What is required: Copy the data that follows, character for character, minus the pictures.

Dataset extract:
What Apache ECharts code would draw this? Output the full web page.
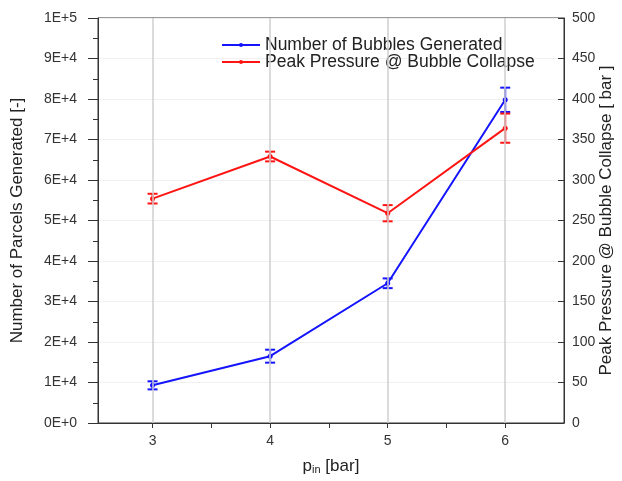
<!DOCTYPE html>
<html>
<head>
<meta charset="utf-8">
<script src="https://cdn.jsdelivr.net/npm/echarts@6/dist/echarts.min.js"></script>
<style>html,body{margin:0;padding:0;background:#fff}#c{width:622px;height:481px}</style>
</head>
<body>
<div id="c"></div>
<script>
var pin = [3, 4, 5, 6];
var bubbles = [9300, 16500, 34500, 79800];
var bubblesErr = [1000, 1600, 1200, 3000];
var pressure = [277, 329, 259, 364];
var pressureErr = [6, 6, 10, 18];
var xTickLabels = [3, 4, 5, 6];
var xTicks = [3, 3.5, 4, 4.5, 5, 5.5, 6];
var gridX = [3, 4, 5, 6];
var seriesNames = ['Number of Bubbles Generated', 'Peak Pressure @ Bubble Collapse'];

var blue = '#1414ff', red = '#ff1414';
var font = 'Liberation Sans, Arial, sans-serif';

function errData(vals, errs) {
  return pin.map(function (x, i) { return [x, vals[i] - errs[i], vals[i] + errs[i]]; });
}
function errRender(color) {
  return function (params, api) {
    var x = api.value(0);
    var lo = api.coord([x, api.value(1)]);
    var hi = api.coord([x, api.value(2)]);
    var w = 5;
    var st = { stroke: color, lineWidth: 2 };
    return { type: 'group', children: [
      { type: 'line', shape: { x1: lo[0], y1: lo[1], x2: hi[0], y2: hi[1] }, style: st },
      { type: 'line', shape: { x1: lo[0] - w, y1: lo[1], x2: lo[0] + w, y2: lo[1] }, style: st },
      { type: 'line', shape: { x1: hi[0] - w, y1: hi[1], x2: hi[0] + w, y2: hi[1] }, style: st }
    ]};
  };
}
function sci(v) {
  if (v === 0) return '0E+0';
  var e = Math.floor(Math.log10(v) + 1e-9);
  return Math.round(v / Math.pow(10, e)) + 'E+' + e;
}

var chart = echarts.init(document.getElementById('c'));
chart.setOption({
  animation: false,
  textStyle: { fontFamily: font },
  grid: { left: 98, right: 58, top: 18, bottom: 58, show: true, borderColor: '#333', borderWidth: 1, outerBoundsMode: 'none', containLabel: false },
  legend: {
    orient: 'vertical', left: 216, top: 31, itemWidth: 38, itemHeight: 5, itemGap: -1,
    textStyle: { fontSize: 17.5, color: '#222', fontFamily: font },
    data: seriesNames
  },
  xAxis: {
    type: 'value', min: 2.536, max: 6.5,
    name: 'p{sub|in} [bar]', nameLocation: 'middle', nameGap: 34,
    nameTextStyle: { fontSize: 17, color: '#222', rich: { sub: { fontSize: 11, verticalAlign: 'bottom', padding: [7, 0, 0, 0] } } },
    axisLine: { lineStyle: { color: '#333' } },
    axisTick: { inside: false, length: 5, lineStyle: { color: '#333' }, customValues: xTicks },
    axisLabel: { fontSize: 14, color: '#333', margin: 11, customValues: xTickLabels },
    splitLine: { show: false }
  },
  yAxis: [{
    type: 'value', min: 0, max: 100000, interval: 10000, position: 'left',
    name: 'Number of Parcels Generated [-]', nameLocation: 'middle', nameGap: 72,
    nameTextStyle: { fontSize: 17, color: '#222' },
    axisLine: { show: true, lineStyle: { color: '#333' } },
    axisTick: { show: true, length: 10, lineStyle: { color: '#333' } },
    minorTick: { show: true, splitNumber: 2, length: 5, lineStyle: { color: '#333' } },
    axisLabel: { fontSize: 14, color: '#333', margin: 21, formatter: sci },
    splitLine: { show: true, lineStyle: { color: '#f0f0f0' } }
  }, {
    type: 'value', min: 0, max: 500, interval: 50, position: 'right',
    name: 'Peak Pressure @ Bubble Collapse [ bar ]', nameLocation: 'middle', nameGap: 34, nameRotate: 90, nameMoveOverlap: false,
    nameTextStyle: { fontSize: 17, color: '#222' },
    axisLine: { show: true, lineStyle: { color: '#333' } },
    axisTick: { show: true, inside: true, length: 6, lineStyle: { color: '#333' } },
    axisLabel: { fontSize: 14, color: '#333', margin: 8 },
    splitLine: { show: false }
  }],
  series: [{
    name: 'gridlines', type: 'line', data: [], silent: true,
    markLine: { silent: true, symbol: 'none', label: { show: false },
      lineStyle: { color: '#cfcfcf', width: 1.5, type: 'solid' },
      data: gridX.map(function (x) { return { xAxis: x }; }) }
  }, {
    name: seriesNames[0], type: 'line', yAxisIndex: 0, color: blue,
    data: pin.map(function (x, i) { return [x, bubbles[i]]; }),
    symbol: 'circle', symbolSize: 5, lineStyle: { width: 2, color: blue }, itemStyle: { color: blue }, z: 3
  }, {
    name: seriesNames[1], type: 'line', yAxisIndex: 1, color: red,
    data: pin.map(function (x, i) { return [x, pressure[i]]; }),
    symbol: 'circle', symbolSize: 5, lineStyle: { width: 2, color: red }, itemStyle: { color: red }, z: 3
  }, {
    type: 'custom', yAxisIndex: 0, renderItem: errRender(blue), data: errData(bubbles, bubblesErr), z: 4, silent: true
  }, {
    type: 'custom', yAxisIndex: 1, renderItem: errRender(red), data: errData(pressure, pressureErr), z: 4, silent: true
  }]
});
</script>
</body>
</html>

Correct answer:
What Apache ECharts code would draw this? Output the full web page.
<!DOCTYPE html>
<html>
<head>
<meta charset="utf-8">
<script src="https://cdn.jsdelivr.net/npm/echarts@6/dist/echarts.min.js"></script>
<style>html,body{margin:0;padding:0;background:#fff}#c{width:622px;height:481px}</style>
</head>
<body>
<div id="c"></div>
<script>
var pin = [3, 4, 5, 6];
var bubbles = [9300, 16500, 34500, 79800];
var bubblesErr = [1000, 1600, 1200, 3000];
var pressure = [277, 329, 259, 364];
var pressureErr = [6, 6, 10, 18];
var xTickLabels = [3, 4, 5, 6];
var xTicks = [3, 3.5, 4, 4.5, 5, 5.5, 6];
var gridX = [3, 4, 5, 6];
var seriesNames = ['Number of Bubbles Generated', 'Peak Pressure @ Bubble Collapse'];

var blue = '#1414ff', red = '#ff1414';
var font = 'Liberation Sans, Arial, sans-serif';

function errData(vals, errs) {
  return pin.map(function (x, i) { return [x, vals[i] - errs[i], vals[i] + errs[i]]; });
}
function errRender(color) {
  return function (params, api) {
    var x = api.value(0);
    var lo = api.coord([x, api.value(1)]);
    var hi = api.coord([x, api.value(2)]);
    var w = 5;
    var st = { stroke: color, lineWidth: 2 };
    return { type: 'group', children: [
      { type: 'line', shape: { x1: lo[0], y1: lo[1], x2: hi[0], y2: hi[1] }, style: st },
      { type: 'line', shape: { x1: lo[0] - w, y1: lo[1], x2: lo[0] + w, y2: lo[1] }, style: st },
      { type: 'line', shape: { x1: hi[0] - w, y1: hi[1], x2: hi[0] + w, y2: hi[1] }, style: st }
    ]};
  };
}
function sci(v) {
  if (v === 0) return '0E+0';
  var e = Math.floor(Math.log10(v) + 1e-9);
  return Math.round(v / Math.pow(10, e)) + 'E+' + e;
}

var chart = echarts.init(document.getElementById('c'));
chart.setOption({
  animation: false,
  textStyle: { fontFamily: font },
  grid: { left: 98, right: 58, top: 18, bottom: 58, show: true, borderColor: '#333', borderWidth: 1, outerBoundsMode: 'none', containLabel: false },
  legend: {
    orient: 'vertical', left: 216, top: 31, itemWidth: 38, itemHeight: 5, itemGap: -1,
    textStyle: { fontSize: 17.5, color: '#222', fontFamily: font },
    data: seriesNames
  },
  xAxis: {
    type: 'value', min: 2.536, max: 6.5,
    name: 'p{sub|in} [bar]', nameLocation: 'middle', nameGap: 34,
    nameTextStyle: { fontSize: 17, color: '#222', rich: { sub: { fontSize: 11, verticalAlign: 'bottom', padding: [7, 0, 0, 0] } } },
    axisLine: { lineStyle: { color: '#333' } },
    axisTick: { inside: false, length: 5, lineStyle: { color: '#333' }, customValues: xTicks },
    axisLabel: { fontSize: 14, color: '#333', margin: 11, customValues: xTickLabels },
    splitLine: { show: false }
  },
  yAxis: [{
    type: 'value', min: 0, max: 100000, interval: 10000, position: 'left',
    name: 'Number of Parcels Generated [-]', nameLocation: 'middle', nameGap: 72,
    nameTextStyle: { fontSize: 17, color: '#222' },
    axisLine: { show: true, lineStyle: { color: '#333' } },
    axisTick: { show: true, length: 10, lineStyle: { color: '#333' } },
    minorTick: { show: true, splitNumber: 2, length: 5, lineStyle: { color: '#333' } },
    axisLabel: { fontSize: 14, color: '#333', margin: 21, formatter: sci },
    splitLine: { show: true, lineStyle: { color: '#f0f0f0' } }
  }, {
    type: 'value', min: 0, max: 500, interval: 50, position: 'right',
    name: 'Peak Pressure @ Bubble Collapse [ bar ]', nameLocation: 'middle', nameGap: 34, nameRotate: 90, nameMoveOverlap: false,
    nameTextStyle: { fontSize: 17, color: '#222' },
    axisLine: { show: true, lineStyle: { color: '#333' } },
    axisTick: { show: true, inside: true, length: 6, lineStyle: { color: '#333' } },
    axisLabel: { fontSize: 14, color: '#333', margin: 8 },
    splitLine: { show: false }
  }],
  series: [{
    name: 'gridlines', type: 'line', data: [], silent: true,
    markLine: { silent: true, symbol: 'none', label: { show: false },
      lineStyle: { color: '#cfcfcf', width: 1.5, type: 'solid' },
      data: gridX.map(function (x) { return { xAxis: x }; }) }
  }, {
    name: seriesNames[0], type: 'line', yAxisIndex: 0, color: blue,
    data: pin.map(function (x, i) { return [x, bubbles[i]]; }),
    symbol: 'circle', symbolSize: 5, lineStyle: { width: 2, color: blue }, itemStyle: { color: blue }, z: 3
  }, {
    name: seriesNames[1], type: 'line', yAxisIndex: 1, color: red,
    data: pin.map(function (x, i) { return [x, pressure[i]]; }),
    symbol: 'circle', symbolSize: 5, lineStyle: { width: 2, color: red }, itemStyle: { color: red }, z: 3
  }, {
    type: 'custom', yAxisIndex: 0, renderItem: errRender(blue), data: errData(bubbles, bubblesErr), z: 4, silent: true
  }, {
    type: 'custom', yAxisIndex: 1, renderItem: errRender(red), data: errData(pressure, pressureErr), z: 4, silent: true
  }]
});
</script>
</body>
</html>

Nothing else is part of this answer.